>> Begin

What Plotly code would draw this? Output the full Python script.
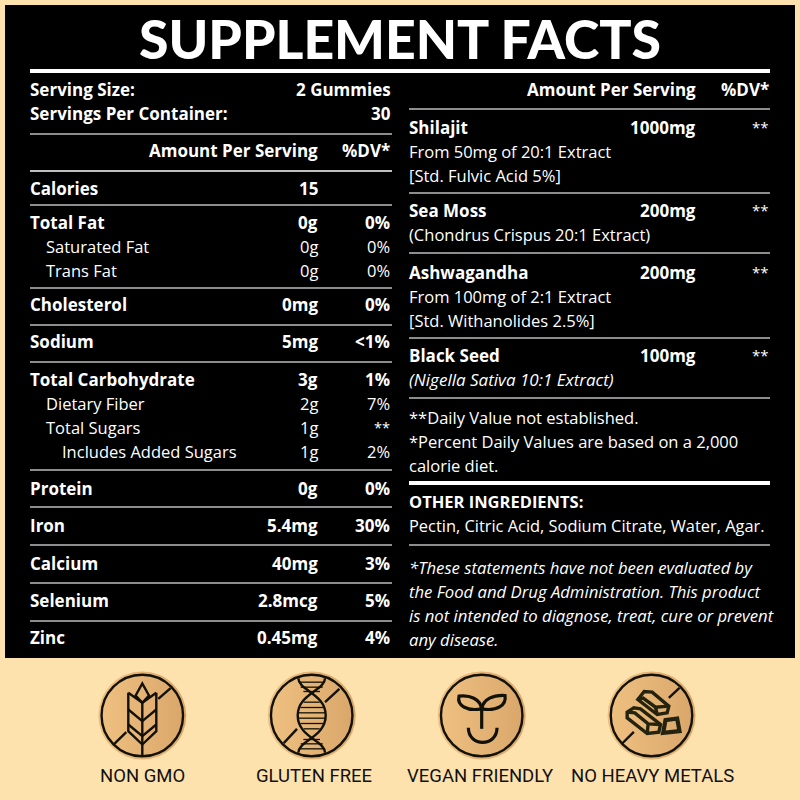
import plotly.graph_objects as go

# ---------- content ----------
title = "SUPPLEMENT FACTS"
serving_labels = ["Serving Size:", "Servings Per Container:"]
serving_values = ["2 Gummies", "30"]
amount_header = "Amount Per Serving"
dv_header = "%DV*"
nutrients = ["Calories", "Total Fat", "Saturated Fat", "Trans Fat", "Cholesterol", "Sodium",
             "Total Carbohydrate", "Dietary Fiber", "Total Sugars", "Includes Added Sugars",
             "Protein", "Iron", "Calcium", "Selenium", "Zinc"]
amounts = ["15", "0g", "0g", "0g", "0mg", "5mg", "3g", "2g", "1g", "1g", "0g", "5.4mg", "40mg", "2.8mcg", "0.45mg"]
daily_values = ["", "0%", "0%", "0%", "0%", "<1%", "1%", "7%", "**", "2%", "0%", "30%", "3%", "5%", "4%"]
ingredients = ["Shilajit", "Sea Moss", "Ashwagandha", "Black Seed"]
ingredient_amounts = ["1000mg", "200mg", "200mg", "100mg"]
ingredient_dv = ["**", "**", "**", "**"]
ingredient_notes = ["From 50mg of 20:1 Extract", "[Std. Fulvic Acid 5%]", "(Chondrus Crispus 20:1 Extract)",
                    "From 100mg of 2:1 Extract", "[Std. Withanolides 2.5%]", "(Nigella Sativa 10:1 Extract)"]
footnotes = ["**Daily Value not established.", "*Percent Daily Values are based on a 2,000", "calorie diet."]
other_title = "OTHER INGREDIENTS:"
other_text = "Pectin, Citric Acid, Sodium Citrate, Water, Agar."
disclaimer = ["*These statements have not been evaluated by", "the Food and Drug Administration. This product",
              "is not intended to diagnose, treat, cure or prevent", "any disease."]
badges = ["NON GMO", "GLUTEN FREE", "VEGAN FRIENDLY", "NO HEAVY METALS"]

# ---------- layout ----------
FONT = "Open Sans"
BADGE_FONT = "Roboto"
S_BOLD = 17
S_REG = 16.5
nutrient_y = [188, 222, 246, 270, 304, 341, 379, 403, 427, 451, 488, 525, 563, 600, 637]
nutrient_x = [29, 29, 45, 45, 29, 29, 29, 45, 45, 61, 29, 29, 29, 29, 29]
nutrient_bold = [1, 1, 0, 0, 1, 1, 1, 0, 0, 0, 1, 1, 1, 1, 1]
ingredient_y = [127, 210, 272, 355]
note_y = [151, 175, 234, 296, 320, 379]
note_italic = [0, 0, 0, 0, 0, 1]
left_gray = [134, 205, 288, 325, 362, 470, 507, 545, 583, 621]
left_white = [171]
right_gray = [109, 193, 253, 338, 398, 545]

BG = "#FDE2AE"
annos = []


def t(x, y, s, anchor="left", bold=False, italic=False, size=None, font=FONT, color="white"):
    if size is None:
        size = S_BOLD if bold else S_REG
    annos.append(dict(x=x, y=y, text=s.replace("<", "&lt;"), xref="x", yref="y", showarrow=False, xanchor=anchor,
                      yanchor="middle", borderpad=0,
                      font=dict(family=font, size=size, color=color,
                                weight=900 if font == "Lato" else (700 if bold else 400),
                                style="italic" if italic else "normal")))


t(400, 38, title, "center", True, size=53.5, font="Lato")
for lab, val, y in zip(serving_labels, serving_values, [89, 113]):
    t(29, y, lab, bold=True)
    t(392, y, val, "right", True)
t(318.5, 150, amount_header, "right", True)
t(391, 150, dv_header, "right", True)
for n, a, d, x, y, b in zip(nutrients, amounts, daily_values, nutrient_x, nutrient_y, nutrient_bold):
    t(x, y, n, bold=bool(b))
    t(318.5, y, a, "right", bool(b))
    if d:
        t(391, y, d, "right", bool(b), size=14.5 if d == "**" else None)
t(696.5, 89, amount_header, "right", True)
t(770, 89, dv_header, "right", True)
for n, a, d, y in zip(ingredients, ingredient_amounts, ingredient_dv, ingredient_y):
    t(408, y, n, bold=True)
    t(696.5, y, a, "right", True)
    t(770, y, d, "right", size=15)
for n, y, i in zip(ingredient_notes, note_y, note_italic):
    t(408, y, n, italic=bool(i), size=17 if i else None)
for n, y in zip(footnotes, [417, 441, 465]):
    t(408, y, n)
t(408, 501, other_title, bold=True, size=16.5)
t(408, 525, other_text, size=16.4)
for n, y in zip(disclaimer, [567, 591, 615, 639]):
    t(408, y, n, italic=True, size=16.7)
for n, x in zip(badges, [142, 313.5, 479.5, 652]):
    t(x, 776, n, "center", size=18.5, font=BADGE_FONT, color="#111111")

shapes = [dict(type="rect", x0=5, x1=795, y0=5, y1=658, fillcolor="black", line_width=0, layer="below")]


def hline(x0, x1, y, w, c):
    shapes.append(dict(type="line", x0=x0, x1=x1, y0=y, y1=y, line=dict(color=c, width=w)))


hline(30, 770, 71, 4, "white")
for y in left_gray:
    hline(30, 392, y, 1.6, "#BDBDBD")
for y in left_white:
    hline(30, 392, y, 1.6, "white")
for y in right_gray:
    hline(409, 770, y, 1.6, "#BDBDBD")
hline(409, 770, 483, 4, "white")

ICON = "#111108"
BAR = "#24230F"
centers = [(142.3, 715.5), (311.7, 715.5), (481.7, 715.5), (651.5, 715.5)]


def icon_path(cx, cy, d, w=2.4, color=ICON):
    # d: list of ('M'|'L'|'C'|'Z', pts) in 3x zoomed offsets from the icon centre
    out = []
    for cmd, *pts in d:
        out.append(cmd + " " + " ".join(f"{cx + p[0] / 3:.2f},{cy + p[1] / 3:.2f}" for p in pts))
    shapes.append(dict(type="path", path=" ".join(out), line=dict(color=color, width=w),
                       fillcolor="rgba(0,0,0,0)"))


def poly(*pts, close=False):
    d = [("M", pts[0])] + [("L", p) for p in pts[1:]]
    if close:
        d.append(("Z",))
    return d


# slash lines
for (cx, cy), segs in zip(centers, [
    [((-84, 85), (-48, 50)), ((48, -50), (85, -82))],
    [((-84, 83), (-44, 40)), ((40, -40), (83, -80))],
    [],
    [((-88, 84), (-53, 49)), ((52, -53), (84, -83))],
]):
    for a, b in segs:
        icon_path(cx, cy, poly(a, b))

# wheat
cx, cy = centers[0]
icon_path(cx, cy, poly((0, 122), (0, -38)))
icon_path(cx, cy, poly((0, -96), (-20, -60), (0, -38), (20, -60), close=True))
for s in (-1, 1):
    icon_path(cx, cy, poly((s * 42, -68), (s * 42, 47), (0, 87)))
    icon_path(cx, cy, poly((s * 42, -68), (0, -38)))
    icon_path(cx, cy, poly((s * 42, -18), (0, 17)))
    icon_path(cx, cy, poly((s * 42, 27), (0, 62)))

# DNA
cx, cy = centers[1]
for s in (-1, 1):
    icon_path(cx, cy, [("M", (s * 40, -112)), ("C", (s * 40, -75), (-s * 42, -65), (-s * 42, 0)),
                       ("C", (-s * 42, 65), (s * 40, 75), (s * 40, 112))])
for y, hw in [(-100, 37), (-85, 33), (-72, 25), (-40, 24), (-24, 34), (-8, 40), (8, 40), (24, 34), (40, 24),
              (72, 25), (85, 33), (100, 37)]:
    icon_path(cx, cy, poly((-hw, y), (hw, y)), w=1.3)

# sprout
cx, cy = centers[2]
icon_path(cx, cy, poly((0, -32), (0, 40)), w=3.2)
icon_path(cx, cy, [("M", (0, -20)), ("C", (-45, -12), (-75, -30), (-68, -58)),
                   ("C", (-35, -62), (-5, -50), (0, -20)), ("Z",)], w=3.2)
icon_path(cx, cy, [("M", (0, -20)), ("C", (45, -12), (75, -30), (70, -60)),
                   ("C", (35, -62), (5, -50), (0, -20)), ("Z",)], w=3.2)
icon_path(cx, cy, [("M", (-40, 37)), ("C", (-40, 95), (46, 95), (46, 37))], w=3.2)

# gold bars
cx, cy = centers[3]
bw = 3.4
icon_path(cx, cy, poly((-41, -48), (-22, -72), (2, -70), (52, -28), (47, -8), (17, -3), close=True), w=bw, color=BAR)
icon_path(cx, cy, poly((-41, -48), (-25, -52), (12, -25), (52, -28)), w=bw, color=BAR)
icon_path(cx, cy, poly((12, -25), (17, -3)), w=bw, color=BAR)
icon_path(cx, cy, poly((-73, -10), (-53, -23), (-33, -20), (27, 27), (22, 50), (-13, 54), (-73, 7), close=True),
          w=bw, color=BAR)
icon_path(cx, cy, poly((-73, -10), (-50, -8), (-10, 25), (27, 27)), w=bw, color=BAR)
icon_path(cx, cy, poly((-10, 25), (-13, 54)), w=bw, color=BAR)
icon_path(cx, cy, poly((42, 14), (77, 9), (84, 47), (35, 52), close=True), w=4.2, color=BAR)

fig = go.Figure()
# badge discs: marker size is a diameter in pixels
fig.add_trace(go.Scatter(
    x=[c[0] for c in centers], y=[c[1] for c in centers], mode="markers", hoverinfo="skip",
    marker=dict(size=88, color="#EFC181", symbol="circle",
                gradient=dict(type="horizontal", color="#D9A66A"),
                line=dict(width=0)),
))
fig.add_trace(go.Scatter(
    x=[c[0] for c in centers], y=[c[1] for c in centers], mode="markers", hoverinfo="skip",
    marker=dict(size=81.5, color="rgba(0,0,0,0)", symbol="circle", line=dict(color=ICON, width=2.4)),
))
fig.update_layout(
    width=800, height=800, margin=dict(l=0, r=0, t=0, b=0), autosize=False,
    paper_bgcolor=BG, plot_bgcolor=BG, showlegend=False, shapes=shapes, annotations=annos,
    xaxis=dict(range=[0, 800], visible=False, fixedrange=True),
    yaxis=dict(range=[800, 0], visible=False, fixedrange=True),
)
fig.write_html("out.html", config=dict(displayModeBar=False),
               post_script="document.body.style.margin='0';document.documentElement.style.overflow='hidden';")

>> End

> **REQUIRED WORK**
Omitting all pictures, restate exactly the lines of the material from its start through the line that contains "import plotly.graph_objects as go".

> **EXPECTED ANSWER**
What Plotly code would draw this? Output the full Python script.
import plotly.graph_objects as go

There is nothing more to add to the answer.